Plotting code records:

_____

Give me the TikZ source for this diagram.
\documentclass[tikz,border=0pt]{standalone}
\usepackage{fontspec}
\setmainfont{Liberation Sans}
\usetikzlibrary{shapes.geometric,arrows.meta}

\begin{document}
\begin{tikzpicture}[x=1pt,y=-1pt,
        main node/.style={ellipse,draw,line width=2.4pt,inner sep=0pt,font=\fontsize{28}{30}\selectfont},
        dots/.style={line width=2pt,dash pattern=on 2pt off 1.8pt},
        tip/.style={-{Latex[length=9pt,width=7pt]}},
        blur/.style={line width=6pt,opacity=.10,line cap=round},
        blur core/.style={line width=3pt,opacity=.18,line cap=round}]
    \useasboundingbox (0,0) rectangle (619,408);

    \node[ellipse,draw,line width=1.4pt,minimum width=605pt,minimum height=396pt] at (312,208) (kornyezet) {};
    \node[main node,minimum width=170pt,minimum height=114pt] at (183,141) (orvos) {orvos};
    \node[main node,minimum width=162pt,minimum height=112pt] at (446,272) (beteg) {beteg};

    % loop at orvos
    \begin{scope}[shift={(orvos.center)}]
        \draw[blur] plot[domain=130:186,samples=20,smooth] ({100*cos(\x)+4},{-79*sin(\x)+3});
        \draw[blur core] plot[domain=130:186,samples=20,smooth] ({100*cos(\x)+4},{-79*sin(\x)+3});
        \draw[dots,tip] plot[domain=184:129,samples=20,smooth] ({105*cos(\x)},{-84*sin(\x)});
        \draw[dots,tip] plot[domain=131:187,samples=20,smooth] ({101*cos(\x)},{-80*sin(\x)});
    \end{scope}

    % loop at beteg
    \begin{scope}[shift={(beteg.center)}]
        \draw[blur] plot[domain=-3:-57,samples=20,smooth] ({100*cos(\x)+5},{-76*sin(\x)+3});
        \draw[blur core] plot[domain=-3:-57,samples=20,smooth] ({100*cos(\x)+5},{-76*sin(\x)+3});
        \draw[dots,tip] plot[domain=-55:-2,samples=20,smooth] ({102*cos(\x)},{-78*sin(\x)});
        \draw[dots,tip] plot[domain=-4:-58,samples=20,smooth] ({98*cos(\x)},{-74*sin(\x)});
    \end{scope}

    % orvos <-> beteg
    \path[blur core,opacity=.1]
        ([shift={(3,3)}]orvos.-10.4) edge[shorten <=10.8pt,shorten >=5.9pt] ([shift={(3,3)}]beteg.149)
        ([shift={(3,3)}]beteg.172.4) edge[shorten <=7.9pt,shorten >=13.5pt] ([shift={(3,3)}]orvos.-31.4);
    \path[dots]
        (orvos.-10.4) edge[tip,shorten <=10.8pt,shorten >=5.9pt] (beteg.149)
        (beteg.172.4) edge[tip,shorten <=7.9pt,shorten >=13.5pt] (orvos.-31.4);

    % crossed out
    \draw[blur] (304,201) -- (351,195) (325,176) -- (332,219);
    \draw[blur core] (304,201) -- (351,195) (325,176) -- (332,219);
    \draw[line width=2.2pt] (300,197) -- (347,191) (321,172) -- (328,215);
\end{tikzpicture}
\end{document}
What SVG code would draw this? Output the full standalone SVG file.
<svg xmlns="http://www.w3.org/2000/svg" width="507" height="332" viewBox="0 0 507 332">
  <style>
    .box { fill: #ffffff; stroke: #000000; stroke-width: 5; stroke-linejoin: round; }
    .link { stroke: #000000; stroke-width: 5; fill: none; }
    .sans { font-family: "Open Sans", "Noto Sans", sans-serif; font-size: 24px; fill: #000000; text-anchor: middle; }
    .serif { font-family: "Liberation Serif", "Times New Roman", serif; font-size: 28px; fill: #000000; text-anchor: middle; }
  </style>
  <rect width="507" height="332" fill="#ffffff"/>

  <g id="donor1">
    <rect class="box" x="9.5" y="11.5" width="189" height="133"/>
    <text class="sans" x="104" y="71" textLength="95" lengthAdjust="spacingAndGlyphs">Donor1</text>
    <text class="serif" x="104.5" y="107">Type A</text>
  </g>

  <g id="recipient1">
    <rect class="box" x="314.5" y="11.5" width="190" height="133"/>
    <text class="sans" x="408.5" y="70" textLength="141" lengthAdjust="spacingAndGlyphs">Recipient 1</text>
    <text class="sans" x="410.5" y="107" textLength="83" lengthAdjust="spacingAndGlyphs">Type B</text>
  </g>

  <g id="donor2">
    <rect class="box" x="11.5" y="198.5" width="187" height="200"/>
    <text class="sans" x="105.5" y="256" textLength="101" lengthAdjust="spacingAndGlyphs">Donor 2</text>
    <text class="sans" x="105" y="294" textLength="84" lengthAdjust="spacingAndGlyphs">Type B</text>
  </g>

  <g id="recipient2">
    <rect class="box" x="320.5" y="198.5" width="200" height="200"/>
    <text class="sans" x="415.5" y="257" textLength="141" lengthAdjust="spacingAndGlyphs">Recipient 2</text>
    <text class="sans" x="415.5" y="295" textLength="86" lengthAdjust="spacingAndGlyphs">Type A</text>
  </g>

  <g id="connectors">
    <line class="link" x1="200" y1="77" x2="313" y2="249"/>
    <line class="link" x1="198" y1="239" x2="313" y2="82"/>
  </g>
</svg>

_____

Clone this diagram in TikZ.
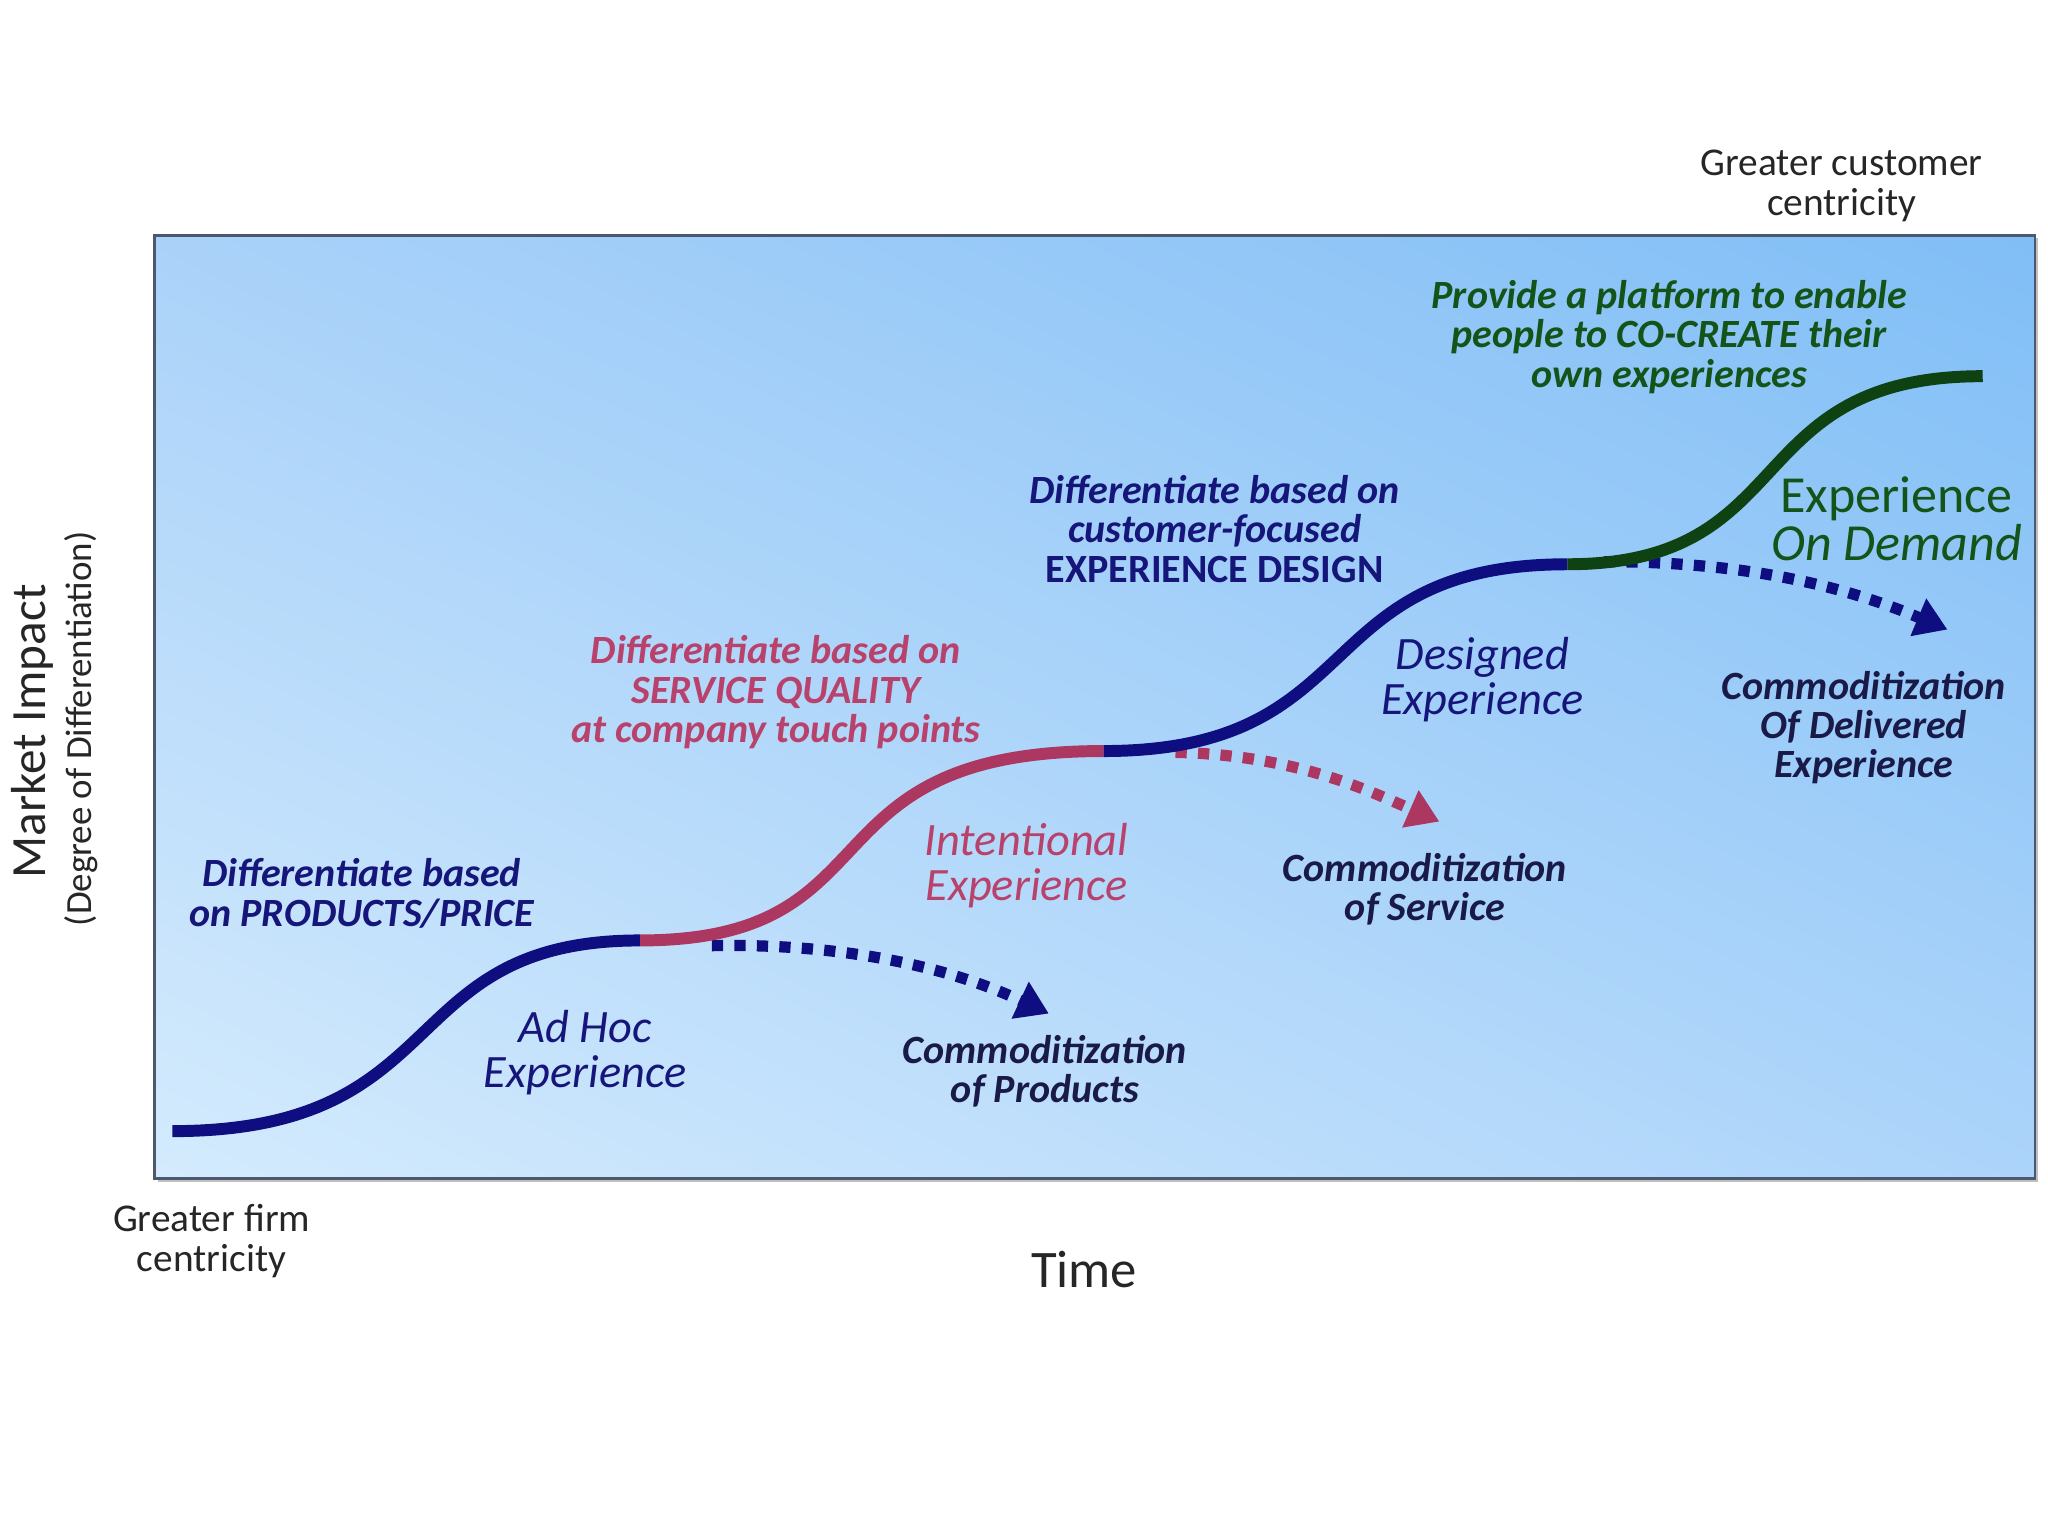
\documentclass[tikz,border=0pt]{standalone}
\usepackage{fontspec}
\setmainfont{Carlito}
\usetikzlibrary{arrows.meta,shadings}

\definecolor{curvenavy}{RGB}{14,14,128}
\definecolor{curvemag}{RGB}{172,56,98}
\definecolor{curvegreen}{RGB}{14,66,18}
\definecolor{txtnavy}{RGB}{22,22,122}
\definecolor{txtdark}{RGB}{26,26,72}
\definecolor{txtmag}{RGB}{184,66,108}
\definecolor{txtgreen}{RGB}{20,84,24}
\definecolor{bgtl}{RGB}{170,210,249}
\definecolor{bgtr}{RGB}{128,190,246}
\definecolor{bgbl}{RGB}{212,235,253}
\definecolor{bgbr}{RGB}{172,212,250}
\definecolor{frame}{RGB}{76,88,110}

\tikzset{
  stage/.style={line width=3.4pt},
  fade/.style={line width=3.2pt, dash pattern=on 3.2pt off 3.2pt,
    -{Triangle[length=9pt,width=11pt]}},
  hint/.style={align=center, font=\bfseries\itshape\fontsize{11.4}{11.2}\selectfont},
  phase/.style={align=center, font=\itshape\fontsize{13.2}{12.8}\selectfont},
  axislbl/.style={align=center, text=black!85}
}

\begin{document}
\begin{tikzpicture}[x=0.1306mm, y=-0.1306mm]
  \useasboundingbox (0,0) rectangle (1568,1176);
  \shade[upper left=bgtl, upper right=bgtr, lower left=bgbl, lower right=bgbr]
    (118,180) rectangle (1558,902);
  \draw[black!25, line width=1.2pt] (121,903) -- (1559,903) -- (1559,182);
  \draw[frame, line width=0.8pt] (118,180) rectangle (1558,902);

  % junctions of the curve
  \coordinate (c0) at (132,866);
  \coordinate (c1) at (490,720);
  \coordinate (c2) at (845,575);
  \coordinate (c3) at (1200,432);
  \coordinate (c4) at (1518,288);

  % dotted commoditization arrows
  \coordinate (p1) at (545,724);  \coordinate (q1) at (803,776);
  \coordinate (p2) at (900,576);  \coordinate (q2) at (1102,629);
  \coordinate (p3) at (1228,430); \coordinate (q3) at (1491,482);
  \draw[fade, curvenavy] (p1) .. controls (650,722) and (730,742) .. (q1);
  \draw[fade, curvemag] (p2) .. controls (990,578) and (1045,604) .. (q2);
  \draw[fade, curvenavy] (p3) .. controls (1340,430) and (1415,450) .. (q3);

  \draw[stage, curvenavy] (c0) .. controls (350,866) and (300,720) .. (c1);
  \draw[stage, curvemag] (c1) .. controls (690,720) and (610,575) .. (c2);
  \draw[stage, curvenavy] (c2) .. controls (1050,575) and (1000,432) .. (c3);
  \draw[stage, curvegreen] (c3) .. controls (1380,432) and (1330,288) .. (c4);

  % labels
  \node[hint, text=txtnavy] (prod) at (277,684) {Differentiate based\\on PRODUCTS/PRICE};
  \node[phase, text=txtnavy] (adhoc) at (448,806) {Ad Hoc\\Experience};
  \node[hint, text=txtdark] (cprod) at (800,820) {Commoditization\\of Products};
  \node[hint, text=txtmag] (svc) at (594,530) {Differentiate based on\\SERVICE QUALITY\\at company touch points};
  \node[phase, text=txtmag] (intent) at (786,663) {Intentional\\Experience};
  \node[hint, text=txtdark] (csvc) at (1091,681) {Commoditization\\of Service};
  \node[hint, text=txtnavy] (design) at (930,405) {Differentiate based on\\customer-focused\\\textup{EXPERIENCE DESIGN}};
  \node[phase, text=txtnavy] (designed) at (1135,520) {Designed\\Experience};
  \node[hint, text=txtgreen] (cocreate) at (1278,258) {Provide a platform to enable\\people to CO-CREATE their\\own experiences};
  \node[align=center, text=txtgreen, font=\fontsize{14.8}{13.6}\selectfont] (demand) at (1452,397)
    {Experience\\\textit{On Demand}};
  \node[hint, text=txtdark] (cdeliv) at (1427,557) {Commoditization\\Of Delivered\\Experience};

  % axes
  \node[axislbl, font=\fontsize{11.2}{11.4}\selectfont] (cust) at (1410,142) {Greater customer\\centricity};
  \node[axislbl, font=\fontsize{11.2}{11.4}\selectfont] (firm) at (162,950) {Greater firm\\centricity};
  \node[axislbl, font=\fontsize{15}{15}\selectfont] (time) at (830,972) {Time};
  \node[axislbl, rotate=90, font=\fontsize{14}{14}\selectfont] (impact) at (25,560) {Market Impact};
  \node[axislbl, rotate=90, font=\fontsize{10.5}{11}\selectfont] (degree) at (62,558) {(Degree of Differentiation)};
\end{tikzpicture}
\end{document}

_____

WRITTEN REQUEST
Every line from the one containing "Clone this diagram in TikZ." to the one containing "(1415,450) .. (q3);" should be output exactly, both ends included. Nothing else goes in, and no pictures either.

ANSWER BELOW
Clone this diagram in TikZ.
\documentclass[tikz,border=0pt]{standalone}
\usepackage{fontspec}
\setmainfont{Carlito}
\usetikzlibrary{arrows.meta,shadings}

\definecolor{curvenavy}{RGB}{14,14,128}
\definecolor{curvemag}{RGB}{172,56,98}
\definecolor{curvegreen}{RGB}{14,66,18}
\definecolor{txtnavy}{RGB}{22,22,122}
\definecolor{txtdark}{RGB}{26,26,72}
\definecolor{txtmag}{RGB}{184,66,108}
\definecolor{txtgreen}{RGB}{20,84,24}
\definecolor{bgtl}{RGB}{170,210,249}
\definecolor{bgtr}{RGB}{128,190,246}
\definecolor{bgbl}{RGB}{212,235,253}
\definecolor{bgbr}{RGB}{172,212,250}
\definecolor{frame}{RGB}{76,88,110}

\tikzset{
  stage/.style={line width=3.4pt},
  fade/.style={line width=3.2pt, dash pattern=on 3.2pt off 3.2pt,
    -{Triangle[length=9pt,width=11pt]}},
  hint/.style={align=center, font=\bfseries\itshape\fontsize{11.4}{11.2}\selectfont},
  phase/.style={align=center, font=\itshape\fontsize{13.2}{12.8}\selectfont},
  axislbl/.style={align=center, text=black!85}
}

\begin{document}
\begin{tikzpicture}[x=0.1306mm, y=-0.1306mm]
  \useasboundingbox (0,0) rectangle (1568,1176);
  \shade[upper left=bgtl, upper right=bgtr, lower left=bgbl, lower right=bgbr]
    (118,180) rectangle (1558,902);
  \draw[black!25, line width=1.2pt] (121,903) -- (1559,903) -- (1559,182);
  \draw[frame, line width=0.8pt] (118,180) rectangle (1558,902);

  % junctions of the curve
  \coordinate (c0) at (132,866);
  \coordinate (c1) at (490,720);
  \coordinate (c2) at (845,575);
  \coordinate (c3) at (1200,432);
  \coordinate (c4) at (1518,288);

  % dotted commoditization arrows
  \coordinate (p1) at (545,724);  \coordinate (q1) at (803,776);
  \coordinate (p2) at (900,576);  \coordinate (q2) at (1102,629);
  \coordinate (p3) at (1228,430); \coordinate (q3) at (1491,482);
  \draw[fade, curvenavy] (p1) .. controls (650,722) and (730,742) .. (q1);
  \draw[fade, curvemag] (p2) .. controls (990,578) and (1045,604) .. (q2);
  \draw[fade, curvenavy] (p3) .. controls (1340,430) and (1415,450) .. (q3);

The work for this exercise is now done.